Revision history for this message
Brian Burch (brian-pingtoo) wrote :

Finally, I realised that the USB stick was probably getting "lost" at the same time as my USB keyboard. However, I didn't need to pop the stick because I could manually mount it under busybox. Unfortunately, I didn't know how to make casper restart once it had given up!

Now for the good news - how I installed ubuntu 16.04 beta2 (only useful for stubborn people!)...

First, I re-enabled the CSM (Compatibility Support Manager component of the UEFI BIOS) by accessing BIOS from windows (you really need to keep windows until ubuntu is properly installed!) I then booted my legacy-bios knoppix 7.0 USB system. I used gparted to create four new partitions on the solid state disk - I had previously shrunk the windows partiton using its disk manager. My new partitions were for linux-swap, / and /boot (both ext4), and a 2GB unformatted partition. I then used knoppix to DD the ubuntu live iso image onto the new unmounted unformatted partition.

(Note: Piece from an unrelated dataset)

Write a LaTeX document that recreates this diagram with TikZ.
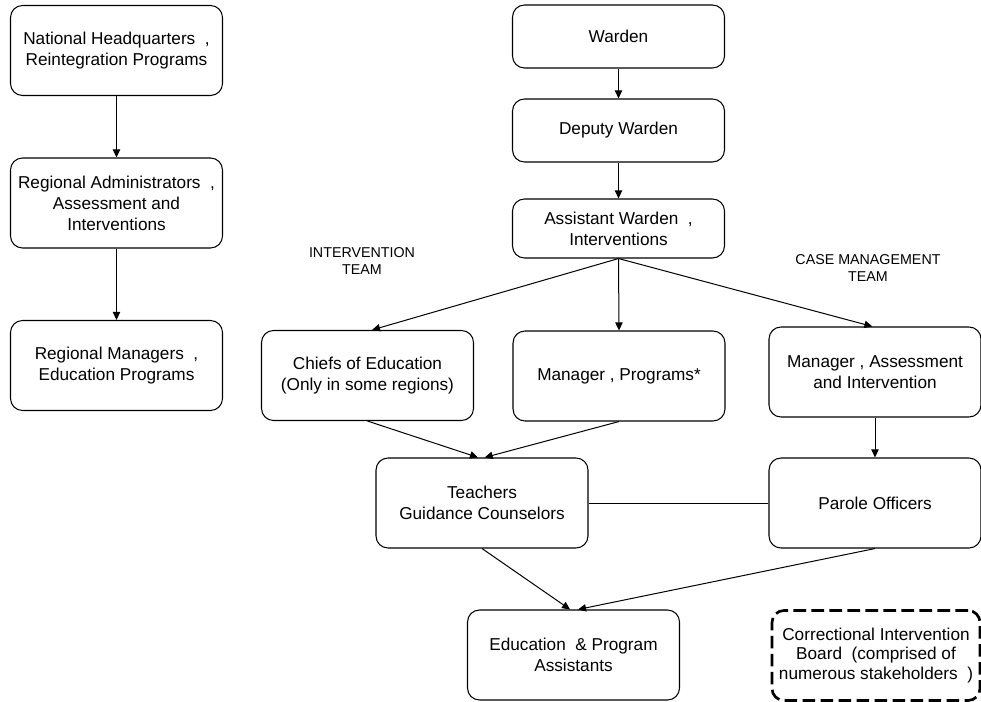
\documentclass[tikz,border=0pt]{standalone}
\usepackage{fontspec}
\setmainfont{Liberation Sans}
\usetikzlibrary{arrows.meta}

\begin{document}
\begin{tikzpicture}[
  x=0.75pt, y=-0.75pt,
  box/.style={draw, line width=0.8pt, rounded corners=9pt, align=center,
    inner sep=0pt, minimum width=159pt, minimum height=67.5pt,
    font=\fontsize{12.9}{15.75}\selectfont},
  wbox/.style={box, minimum height=47.25pt},
  dbox/.style={box, line width=2pt, dash pattern=on 9.5pt off 4pt,
    minimum width=156pt, font=\fontsize{12.9}{14.6}\selectfont},
  team/.style={align=center, font=\fontsize{10.7}{12.75}\selectfont},
  arr/.style={-{Triangle[length=6pt,width=5.5pt]}, line width=0.75pt}
]
\useasboundingbox (0,0) rectangle (981,702);

\node [box] (nhq) at (116.5,50.5) {National Headquarters\ \ ,\\Reintegration Programs};
\node [box] (radm) at (116.5,203) {Regional Administrators\ \ ,\\Assessment and\\Interventions};
\node [box] (rmgr) at (116.5,365.5) {Regional Managers\ \ ,\\Education Programs};

\node [wbox] (ward) at (618.5,36.5) {Warden};
\node [wbox] (dep) at (618.5,130.5) {Deputy Warden};
\node [wbox, minimum height=44.25pt] (asst) at (618.5,228.5) {Assistant Warden\ \ ,\\Interventions};

\node [team] (ilbl) at (362,261.5) {INTERVENTION\\TEAM};
\node [team] (clbl) at (868,268.5) {CASE MANAGEMENT\\TEAM};

\node [box] (chief) at (367.5,375.5) {Chiefs of Education\\(Only in some regions)};
\node [box] (mprog) at (619,376) {Manager , Programs*};
\node [box] (mai) at (875,372) {Manager , Assessment\\and Intervention};

\node [box] (teach) at (482,503) {Teachers\\Guidance Counselors};
\node [box] (parole) at (875,503) {Parole Officers};

\node [box] (edu) at (573.5,655) {Education\ \ \& Program\\Assistants};
\node [dbox] (cib) at (876,655.5) {Correctional Intervention\\Board\ \ (comprised of\\numerous stakeholders\ \ )};

\draw [arr] (nhq) -- (radm);
\draw [arr] (radm) -- (rmgr);

\draw [arr] (ward) -- (dep);
\draw [arr] (dep) -- (asst);
\draw [arr] (asst.south) -- ([xshift=3.4pt]chief.north);
\draw [arr] (asst.south) -- (mprog.north);
\draw [arr] (asst.south) -- ([xshift=-2pt]mai.north);

\draw [arr] (chief.south) -- ([xshift=-3pt]teach.north);
\draw [arr] (mprog.south) -- ([xshift=2pt]teach.north);
\draw [arr] (mai) -- (parole);
\draw [line width=0.75pt] (teach) -- (parole);

\draw [arr] (teach.south) -- ([xshift=-2.6pt]edu.north);
\draw [arr] (parole.south) -- ([xshift=3.4pt]edu.north);

\end{tikzpicture}
\end{document}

When I rebooted the machine to windows I found that I was able to restart using the "device" which was my live iso from its new SDD partition. The system BIOS (not sure whether the CSM or UEFI component was responsible) was happy to recognise the hybrid iso on the SDD, and process its contents. It apparently found the grub2 efi file in my partition, because I hadn't already copied it to /dev/sda1/EFI/BOOT/. The presence of a grub menu proved the BIOS had booted the efi "personality" of the live iso. I selected the "install ubuntu" menu option, and the installer started running. I told it to use the boot, root and swap partitions I had already prepared and installation ran OK.

I crossed my fingers when I was prompted to restart the system, and was very relieved to find my new ubuntu system booted successfully. The wifi connection came up (no ethernet port on my machine) and I ran apt-get update and upgrade without a hitch. I then installed gparted to examine the disk - the three original partitions were intact (EFI, windows recovery and windows C:). I was very impressed to see that ubuntu had automatically mounted the /dev/sda1 EFI partition on its own /boot/efi/ path, and grub had been installed into the "real" EFI partition.

The default grub installation had successfully created a directory structure on sda1 which allowed me to boot windows and the BIOS. I changed grub.cfg (on sda1) to not hide its menu and use a long timeout. I then confirmed I could use grub to boot windows, ubuntu (again!) and even the system BIOS menu. I disabled the CSM and rebooted to grub and then into ubuntu.

Everything was working normally with minimal effort, so a lot of hard work from others has made the 16.04 installation process work brilliantly with EFI and co-existence with windows. The only hurdle is bypassing this problem of running the live iso from a usb stick. I still can't do that!